Three Justices dissented, Chief Justice Burger, and Justices Blackmun and Rehnquist. They said, among other things, that because the police were aware that heroin was being offered for sale it was reasonable for them to assume that one or more persons at the bar could have been involved with drug trafficking, a business where firearms are “tools of the trade”, and they thus would be conscious of the possibility that one or more of the patrons could be armed.

In the present case the question is whether, under all the circumstances, the officers’ observation of two people tossing a gun around was enough to arouse a reasonable belief that there was a lively possibility of danger to the officers at the hands of defendant. Since the officers could see no gun on defendant, they had to draw an inference he had one. This court must decide whether that proposition of fact was sufficiently likely to be true as to justify a patdown. Cf. Michael and Adler, The Trial of an Issue of Fact, 34 Columbia L.Rev. 1224, 1462 (1934).

Because each case depends so much on its specific facts, the cases state the criteria for making that decision in very general terms. Both the interest in freedom from a patdown making a substantial intrusion on one’s personal privacy and the interest in freedom from personal physical injury are important. But plainly the latter greatly outweighs the former. United States v. Barlin, 686 F.2d 81, 86-87 (2d Cir.1982). That is why the test is not whether a reasonable officer has probable cause to believe the person is armed and dangerous, but whether such an officer has a reasonable suspicion for that belief. Terry, 392 U.S. at 21-23, 88 S.Ct. at 1879-81; United States v. Salazar, 945 F.2d 47, 49 (2d Cir.1991), cert. denied, — U.S. -, 112 S.Ct. 1975, 118 L.Ed.2d 574 (1992).

The majority in the Ybarra case did not even advert to the argument of Mr. Justice Rehnquist in dissent that the fact of drug sales in the bar suggested a likelihood that one or more of its patrons would be armed.

In the present case the agents knew that at least one gun was in the La Taverna bar and that at least two of the patrons with a relationship to each other had sought to hide it. The place was a neighborhood bar in Corona, Queens County, where it would not be surprising if some of those who frequent it are known to each other.

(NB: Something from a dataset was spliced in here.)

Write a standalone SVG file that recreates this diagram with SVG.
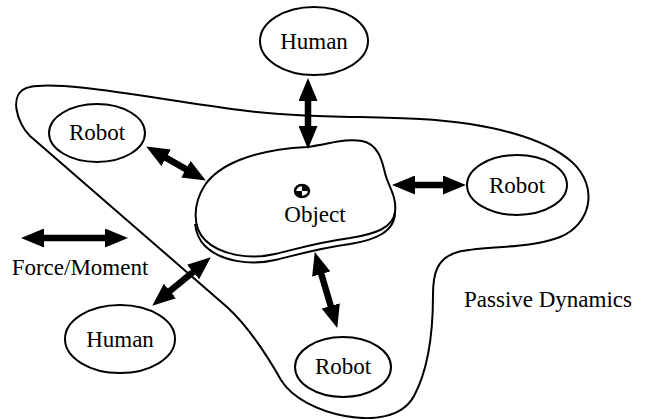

It hardly seems unreasonable to suspect under the circumstances that a person who comes out of a men’s room within a few feet of two gun handlers would have some connection with them and might also be armed.

The Ybarra case is not comparable. There no gun was present. Nothing was immediately evident that suggested violence. There was no suggestion that the bartender was *121armed or anyone else in the bar was armed to protect a major drug conspiracy or a large cache of heroin. The bartender gave every appearance of being a small time drug retailer.

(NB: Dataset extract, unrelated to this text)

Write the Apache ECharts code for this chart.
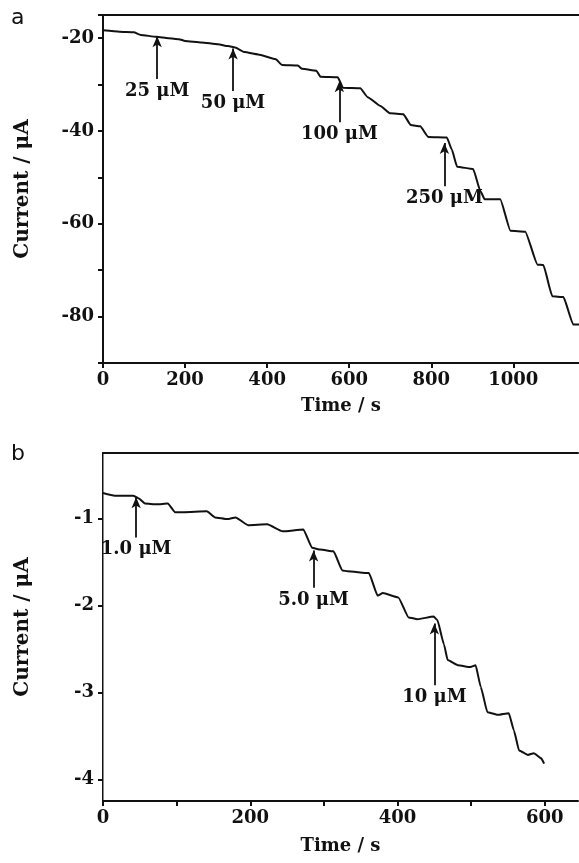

The facts in this case are not comparable to those in other cases in which the evidence has been suppressed for lack of reasonable suspicion. For example, in United States v. Santillanes, 848 F.2d 1103 (10th Cir.1988), the Court of Appeals found that a pat-down was not justified where the defendant had passed through an airport metal detector and police suspected only that he had travelled out of state in violation of his pretrial release for a prior offense. In United States v. Clay, 640 F.2d 157 (8th Cir.1981), the court found no reasonable suspicion as to an unknown individual who knocked on the door of a house that police were searching for drugs, contraband and weapons. See also, United States v. Cole, 628 F.2d 897 (5th Cir.1980) (no reasonable suspicion to pat down person who pulled into parking spot attached to residence which police were about to search for drugs), cert. denied, 450 U.S. 1043, 101 S.Ct. 1763, 68 L.Ed.2d 241 (1981); United States v. Perez, 732 F.Supp. 347 (E.D.N.Y.1990) (evidence suppressed where police searched unknown person seen with suspected drug dealer in outdoor parking lot).

These cases did not concern a contained area in which a gun had already been found on individuals possibly connected with the person patted down.

This court holds that, based on the facts the officers learned after entering the bar, the officers were entitled to have a reasonable suspicion that defendant was armed and dangerous.

Defendant’s motion is denied. So ordered.